The details are murky, but several frequent park visitors say a
family of six or seven white geese known to frequent the park have
been reduced to four, with at least one reported to police as having
been stolen.
On May 13, a woman reported seeing several males put a pillow case
over the head of a goose and carry it out of the park and into a van
before driving away.
“By the time the officers got there, the witness was gone,”
Huntington Beach Police Lt. Craig Juniger said. “We just took a
report on what we had heard. Since then we’ve beefed up patrols
around Central Park.”
Two other geese remain unaccounted for -- troubling news to
patrons of Alice’s Breakfast in the Park, a small cafe overlooking
Lake Huntington where the geese were known to have nesting grounds.
“(The other geese) were so upset when one of the geese went
missing,” restaurant proprietor Alice Gustafson said. “For days the
geese just stood in the parking lot, crying and whimpering.”

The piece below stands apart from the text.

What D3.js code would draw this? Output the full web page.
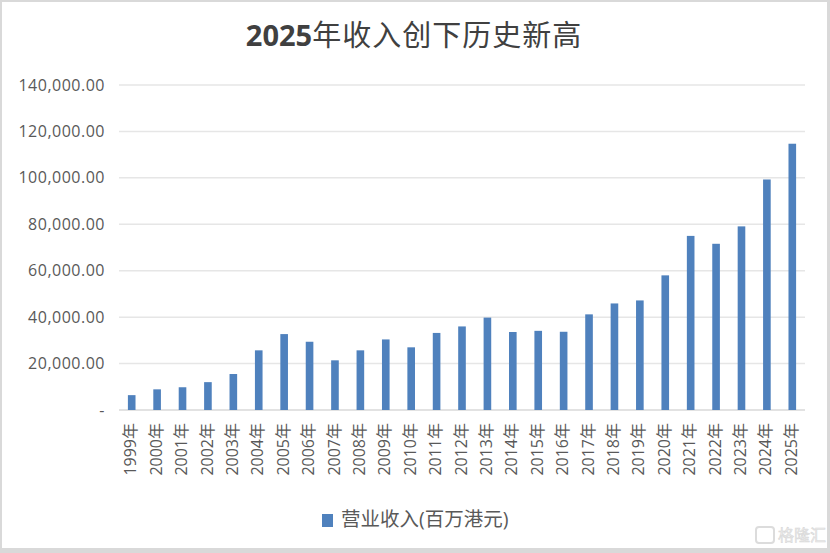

On any given day, dozens of ducks, pigeons and water fowl crowd
around the cafe, where patrons can buy bird food and are encouraged
to feed the animals. The geese were a famous attraction around the
restaurant, often crowding around a patron and nipping at their legs
until a worker in the restaurant would run out with a broom and scare
the birds off.
“The kids really loved them, but they do bite,” said Mary Beth
Pierce, Gustafson’s daughter. “They were extremely territorial,
especially when they’re nesting.”
The birds have a lot of personality, Gustafson said.
“They were ornery and could be annoying,” she said. “But I think
they’ve changed a lot since this has all happened.”

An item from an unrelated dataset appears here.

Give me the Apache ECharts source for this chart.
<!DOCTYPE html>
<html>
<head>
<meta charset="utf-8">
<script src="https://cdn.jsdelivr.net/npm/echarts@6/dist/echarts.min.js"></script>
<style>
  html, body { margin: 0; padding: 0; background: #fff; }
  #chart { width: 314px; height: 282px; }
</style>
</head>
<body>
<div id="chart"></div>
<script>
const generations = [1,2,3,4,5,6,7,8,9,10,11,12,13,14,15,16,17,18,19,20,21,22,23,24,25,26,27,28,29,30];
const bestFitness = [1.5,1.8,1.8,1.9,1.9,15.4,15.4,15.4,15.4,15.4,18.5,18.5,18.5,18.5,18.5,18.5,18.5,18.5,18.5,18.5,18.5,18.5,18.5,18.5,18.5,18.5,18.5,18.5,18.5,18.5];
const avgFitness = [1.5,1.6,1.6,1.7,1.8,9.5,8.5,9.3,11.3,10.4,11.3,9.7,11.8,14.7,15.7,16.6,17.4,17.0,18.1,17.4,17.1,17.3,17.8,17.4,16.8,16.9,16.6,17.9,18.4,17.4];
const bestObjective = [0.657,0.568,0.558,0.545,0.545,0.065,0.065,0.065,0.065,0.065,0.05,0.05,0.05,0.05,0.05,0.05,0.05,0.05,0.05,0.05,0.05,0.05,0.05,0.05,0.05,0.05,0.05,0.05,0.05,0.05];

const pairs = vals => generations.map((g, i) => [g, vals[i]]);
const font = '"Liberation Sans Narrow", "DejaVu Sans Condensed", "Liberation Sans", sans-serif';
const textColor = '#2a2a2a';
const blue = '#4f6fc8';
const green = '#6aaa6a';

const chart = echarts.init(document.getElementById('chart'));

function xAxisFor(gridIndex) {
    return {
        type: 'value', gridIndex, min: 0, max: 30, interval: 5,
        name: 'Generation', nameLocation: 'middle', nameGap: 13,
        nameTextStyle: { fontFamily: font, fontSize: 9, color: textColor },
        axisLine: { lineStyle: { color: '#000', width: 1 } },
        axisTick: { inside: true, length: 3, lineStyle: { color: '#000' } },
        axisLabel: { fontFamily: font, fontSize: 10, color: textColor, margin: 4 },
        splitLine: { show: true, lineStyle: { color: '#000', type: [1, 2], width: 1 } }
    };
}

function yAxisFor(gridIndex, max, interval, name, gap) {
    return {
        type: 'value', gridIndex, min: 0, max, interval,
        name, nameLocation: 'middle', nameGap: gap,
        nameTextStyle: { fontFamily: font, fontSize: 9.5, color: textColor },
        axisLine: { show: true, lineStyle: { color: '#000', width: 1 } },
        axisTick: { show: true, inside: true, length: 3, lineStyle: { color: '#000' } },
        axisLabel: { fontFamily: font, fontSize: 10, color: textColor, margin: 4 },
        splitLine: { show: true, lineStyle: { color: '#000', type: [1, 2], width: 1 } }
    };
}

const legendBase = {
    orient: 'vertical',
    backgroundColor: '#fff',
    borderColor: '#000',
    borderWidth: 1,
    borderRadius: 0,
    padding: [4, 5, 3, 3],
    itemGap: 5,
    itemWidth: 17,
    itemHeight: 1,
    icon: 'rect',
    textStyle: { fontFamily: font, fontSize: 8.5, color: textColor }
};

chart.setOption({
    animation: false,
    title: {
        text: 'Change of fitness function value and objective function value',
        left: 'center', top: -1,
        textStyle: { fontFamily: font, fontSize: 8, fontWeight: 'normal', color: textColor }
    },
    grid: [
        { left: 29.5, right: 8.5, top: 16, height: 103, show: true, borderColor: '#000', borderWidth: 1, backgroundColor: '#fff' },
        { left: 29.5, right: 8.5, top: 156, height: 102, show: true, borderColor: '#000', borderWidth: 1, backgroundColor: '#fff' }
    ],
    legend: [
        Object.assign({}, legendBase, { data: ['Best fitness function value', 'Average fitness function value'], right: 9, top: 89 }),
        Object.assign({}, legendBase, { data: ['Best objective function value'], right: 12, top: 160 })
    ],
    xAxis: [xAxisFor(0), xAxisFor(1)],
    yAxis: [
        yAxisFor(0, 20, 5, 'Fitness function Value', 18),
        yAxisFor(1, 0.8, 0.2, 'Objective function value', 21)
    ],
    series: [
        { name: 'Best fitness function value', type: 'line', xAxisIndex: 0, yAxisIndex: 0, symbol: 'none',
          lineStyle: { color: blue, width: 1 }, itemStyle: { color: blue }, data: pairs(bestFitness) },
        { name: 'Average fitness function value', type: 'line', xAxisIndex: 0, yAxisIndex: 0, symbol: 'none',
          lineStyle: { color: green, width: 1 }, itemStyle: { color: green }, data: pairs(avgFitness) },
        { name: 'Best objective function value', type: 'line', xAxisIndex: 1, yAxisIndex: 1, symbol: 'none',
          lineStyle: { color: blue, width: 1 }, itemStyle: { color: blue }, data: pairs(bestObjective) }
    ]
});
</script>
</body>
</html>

On Tuesday morning, the geese were huddled together on a small
pathway in the park, a safe distance from a senior’s group taking
part in a morning exercise routine. Any time a person would get
within about 20 feet of them , the birds would begin squawking loudly
-- strange behavior for geese that used to allow children to pet
them, restaurant manager Anne Greenfield said.
As for the other missing geese, their whereabouts remain unknown.
Coyotes are known to occasionally roam the park at night, and have
been linked to several wild bird deaths on Lake Huntington.
The white geese at Central Park are most likely either Ross geese
or snowy geese. The park is along their migratory route.
Park geese are often subject to attack and abuse, Debbie McGuire
of the Wetlands Wildlife Care Center said. After the holidays, she
said she finds a lot of geese that have been shot with air rifles and
BB guns.
“Kids will get them close and then beat them with sticks,” she
said. “I’ve seen parents watching their kids and not doing anything
to stop them.”
Part of the problem, McGuire said, is that once the geese rely on
people for food, they may lose their fear of humans
“Because there are so few geese, people tend to notice when they
go missing,” she said. “All water fowl get abused at parks.”
In 1997, 10 ducks, a heron and a goose were shot dead with pellet
guns at TeWinkle Park in Costa Mesa. Two more geese and three ducks
were killed in a 2000 pellet-gun attack and last March, the famous
Mr. and Mrs. Peepers along with eight other geese were removed from
the park out of concern over the birds’ safety.